Na cena da fotografia contemporânea, a fotógrafa e diretora baiana Helen Salomão vai ao centro da questão quando se preocupa com a autorização e reconhecimento das pessoas registradas por ela e suas lentes. Helen estabelece diálogos que vão desde a conversa pré-registro ao além do registro, quando, por exemplo, coloca o nome da pessoa no título da fotografia e pergunta à mesma se permite que sua imagem ocupe espaços públicos. Afinal, devemos poder decidir se queremos ou não nossa imagem disposta em tais circunstâncias, espaços e olhares.
Porque não é difícil entender que o olhar também pode ser uma expressão de poder, não apenas o registro. Na fotografia, quem vê quem? O enquadramento, policial ou não, confina, reduz, recorta. Não é apenas a câmera que o faz. As nossas mentes e sua facilidade de leitura também têm vícios que merecem ser embaraçados a fim de expandirmo-nos. Inevitavelmente isso ocasionará o despertar de novos sentidos e sensações. A linguagem ao se reinventar, recria, reeduca nossos olhos e desfaz agressivos vícios.
A série Baratino, idealizada e realizada pelo fotógrafo Adriano Machado, nas palavras dele, consiste em apresentar a relação que seus primos, os modelos, estabelecem com os animais que eles criam como se fossem de estimação, embora sejam destinados à morte para consumo. Na série de fotografias, vemos homens pretos estabelecendo uma relação de controle da vida e da morte daqueles seres que se encontram no território da palma de sua mão. Aqui fora, as políticas e escolhas públicas do nosso país optam historicamente por exercer “semelhante controle” com relação aos corpos pretos. É uma complexa narrativa sobre os amplos poderes que torna-se ainda mais pungente quando Adriano, das mais criativas formas, opta por impedir que o público veja os olhos que o vê. Se põe em questão quem vê quem. É o corpo fotografado que nos olha nos olhos sem que possamos sabê-lo tão bem quanto ele nos sabe.

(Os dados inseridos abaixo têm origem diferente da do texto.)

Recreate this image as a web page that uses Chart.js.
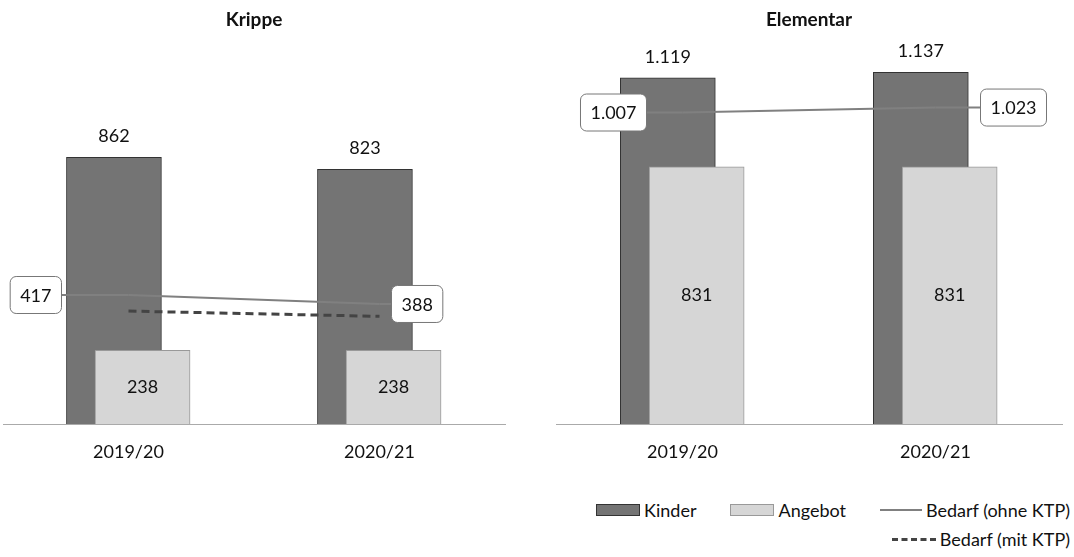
<!DOCTYPE html>
<html>
<head>
<meta charset="utf-8">
<script src="https://cdn.jsdelivr.net/npm/chart.js@4.4.0/dist/chart.umd.min.js"></script>
<style>
  body { margin: 0; background: #fff; width: 1074px; height: 557px; position: relative; overflow: hidden; font-family: Lato, sans-serif; }
  #krippe { position: absolute; left: 0; top: 0; }
  #elementar { position: absolute; left: 540px; top: 0; }
  #legend { position: absolute; right: 4px; top: 499px; width: 500px; display: flex; flex-wrap: wrap; justify-content: flex-end; gap: 7px 34px; font-size: 18px; color: #111; }
  #legend .item { display: flex; align-items: center; line-height: 22px; }
  #legend .sw { margin-right: 4px; }
</style>
</head>
<body>
<canvas id="krippe" width="530" height="480"></canvas>
<canvas id="elementar" width="534" height="480"></canvas>
<div id="legend"></div>
<script>
// categories
const years = ['2019/20', '2020/21'];

// Krippe
const krippeKinder = [862, 823];
const krippeAngebot = [238, 238];
const krippeBedarfOhne = [417, 388];
const krippeBedarfMit = [365, 348];

// Elementar
const elementarKinder = [1119, 1137];
const elementarAngebot = [831, 831];
const elementarBedarfOhne = [1007, 1023];

const seriesNames = ['Kinder', 'Angebot', 'Bedarf (ohne KTP)', 'Bedarf (mit KTP)'];

// styles
const kinderColor = '#747474';
const angebotColor = '#d6d6d6';
const ohneColor = '#808080';
const mitColor = '#444';

// draws the numbers: above Kinder, inside Angebot, boxed next to the Bedarf line
const valueLabels = {
  id: 'valueLabels',
  afterDatasetsDraw(chart, args, opts) {
    const ctx = chart.ctx;
    ctx.save();
    ctx.font = '18px Lato';
    ctx.fillStyle = '#111';
    ctx.textAlign = 'center';
    ctx.textBaseline = 'middle';
    chart.data.datasets.forEach((ds, di) => {
      const meta = chart.getDatasetMeta(di);
      meta.data.forEach((el, i) => {
        const txt = ds.data[i].y.toLocaleString('de-DE');
        if (ds.labelPos == 'top') {
          ctx.fillText(txt, el.x, el.y - 21);
        } else if (ds.labelPos == 'center') {
          ctx.fillText(txt, el.x, (el.y + el.base) / 2);
        } else if (ds.labelPos == 'box') {
          const w = ctx.measureText(txt).width + 20;
          const h = 37;
          const gap = opts.gaps[i];
          const bx = i == 0 ? el.x - gap - w : el.x + gap;
          // leader line from the label to its point
          ctx.beginPath();
          ctx.moveTo(i == 0 ? bx + w : bx, el.y);
          ctx.lineTo(el.x, el.y);
          ctx.strokeStyle = ds.borderColor;
          ctx.lineWidth = ds.borderWidth;
          ctx.stroke();
          ctx.beginPath();
          ctx.roundRect(bx, el.y - h / 2, w, h, 6);
          ctx.fillStyle = '#fff';
          ctx.fill();
          ctx.strokeStyle = '#777';
          ctx.lineWidth = 1;
          ctx.stroke();
          ctx.fillStyle = '#111';
          ctx.fillText(txt, bx + w / 2, el.y + 1);
        }
      });
    });
    ctx.restore();
  }
};

function points(values, shift) {
  return values.map((v, i) => ({ x: i + shift, y: v }));
}

function makeChart(id, title, kinder, angebot, ohne, mit, pad, gaps) {
  const datasets = [
    { type: 'bar', label: seriesNames[0], data: points(kinder, -0.058), backgroundColor: kinderColor,
      borderColor: '#333', borderWidth: 1, barThickness: 95, grouped: false, order: 3, labelPos: 'top' },
    { type: 'bar', label: seriesNames[1], data: points(angebot, 0.056), backgroundColor: angebotColor,
      borderColor: '#999', borderWidth: 1, barThickness: 95, grouped: false, order: 2, labelPos: 'center' },
    { type: 'line', label: seriesNames[2], data: points(ohne, 0), borderColor: ohneColor, borderWidth: 2,
      pointRadius: 0, order: 1, labelPos: 'box' }
  ];
  if (mit) {
    datasets.push({ type: 'line', label: seriesNames[3], data: points(mit, 0), borderColor: mitColor,
      borderWidth: 3, borderDash: [8, 5], pointRadius: 0, order: 0 });
  }
  return new Chart(document.getElementById(id), {
    type: 'bar',
    data: { datasets },
    options: {
      responsive: false,
      animation: false,
      layout: { padding: { left: pad[0], right: pad[1], top: 0, bottom: 0 } },
      plugins: {
        legend: { display: false },
        tooltip: { enabled: false },
        title: { display: true, text: title, color: '#111', font: { family: 'Lato', size: 19, weight: 'bold' },
          padding: { top: 8, bottom: 22 } },
        valueLabels: { gaps }
      },
      scales: {
        x: {
          type: 'linear', min: -0.5, max: 1.5, offset: false,
          afterBuildTicks: s => { s.ticks = years.map((y, i) => ({ value: i })); },
          afterFit: s => { s.height = 56; },
          ticks: { callback: v => years[v], color: '#111', padding: 17, autoSkip: false, maxRotation: 0,
            font: { family: 'Lato', size: 18 } },
          grid: { display: false, drawTicks: false },
          border: { display: true, color: '#aaa', dash: [3, 2], width: 1 }
        },
        y: { display: false, min: 0, max: 1200 }
      }
    },
    plugins: [valueLabels]
  });
}

const krippe = makeChart('krippe', 'Krippe', krippeKinder, krippeAngebot, krippeBedarfOhne, krippeBedarfMit, [3, 25], [67, 12]);
makeChart('elementar', 'Elementar', elementarKinder, elementarAngebot, elementarBedarfOhne, null, [16, 12], [36, 45]);

// legend built from the Krippe datasets (it has all four series)
const legend = document.getElementById('legend');
krippe.data.datasets.forEach(ds => {
  const item = document.createElement('div');
  item.className = 'item';
  const sw = document.createElement('span');
  sw.className = 'sw';
  if (ds.type == 'bar') {
    sw.style.cssText = `display:inline-block;width:42px;height:10px;background:${ds.backgroundColor};border:1px solid ${ds.borderColor};`;
  } else if (ds.borderDash) {
    sw.style.cssText = `display:inline-block;width:44px;height:0;border-top:3px dashed ${ds.borderColor};`;
  } else {
    sw.style.cssText = `display:inline-block;width:42px;height:0;border-top:2px solid ${ds.borderColor};`;
  }
  item.appendChild(sw);
  item.appendChild(document.createTextNode(ds.label));
  legend.appendChild(item);
});
</script>
</body>
</html>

Sem dúvidas, devemos pensar e valorizar a contribuição que cada uma das pessoas artistas fazem às suas respectivas linguagens. No entanto, não podemos esquecer que ao fundo e ao centro disso tudo está o Brasil. É aqui e agora que pessoas formam grupos a fim de engendrar e agir em prol de um golpe de Estado que inevitavelmente resultaria na implantação de um regime autoritário e ditatorial, não-democrático. Essas pessoas utilizam suas câmeras para divulgar suas faces pregando o autoritarismo e alegando fazê-lo para obterem mais liberdade de expressão.
Já não se suporta mais falar sobre privilégio, certo? Mas perceba a discrepância histórica entre expressões da ideologia dominante na burguesia brasileira e a condição imposta a quem historicamente teve seu corpo, das mais variadas formas, explorado pela burguesia nacional e internacional. Não se trata apenas de registrar a si mesmo e hostilizar quem revele uma narrativa “desagradável” sobre si. São pessoas que inconscientemente estão certas que ferramentas como a fotografia não foram e nem poderão ser utilizadas contra elas. Um sujeito agride o advogado do presidente democraticamente eleito só por sê-lo e o faz com o celular gravando a si mesmo diante do espelho.
Pela primeira vez em muito tempo, vemos que as imagens geradas pela ideologia dominante na burguesia brasileira garantirão que a justiça será feita contra aqueles que, nas palavras do presidente eleito, atentam contra o único sistema que pode permitir que pessoas pobres tenham o direito de realizar três refeições ao dia. Sabemos que há uma disputa narrativa e imagética. Atentar contra a democracia é, em algum nível, atentar contra as ações, iniciativas e forças que agem como as artistas e obras aqui citadas: em prol do bem-estar de todos os seres e mundos desse Mundo. Enfim, a Fotografia pode ser a ferramenta da luz preta que fará (e faz) ruir as trevas.
Jamex, um dos mais jovens e notáveis artistas plásticos da Bahia no circuito comercial, apresenta-nos uma obra cujo título é a frase que grita junto à pintura na tela: “IMAGEM É PODER”.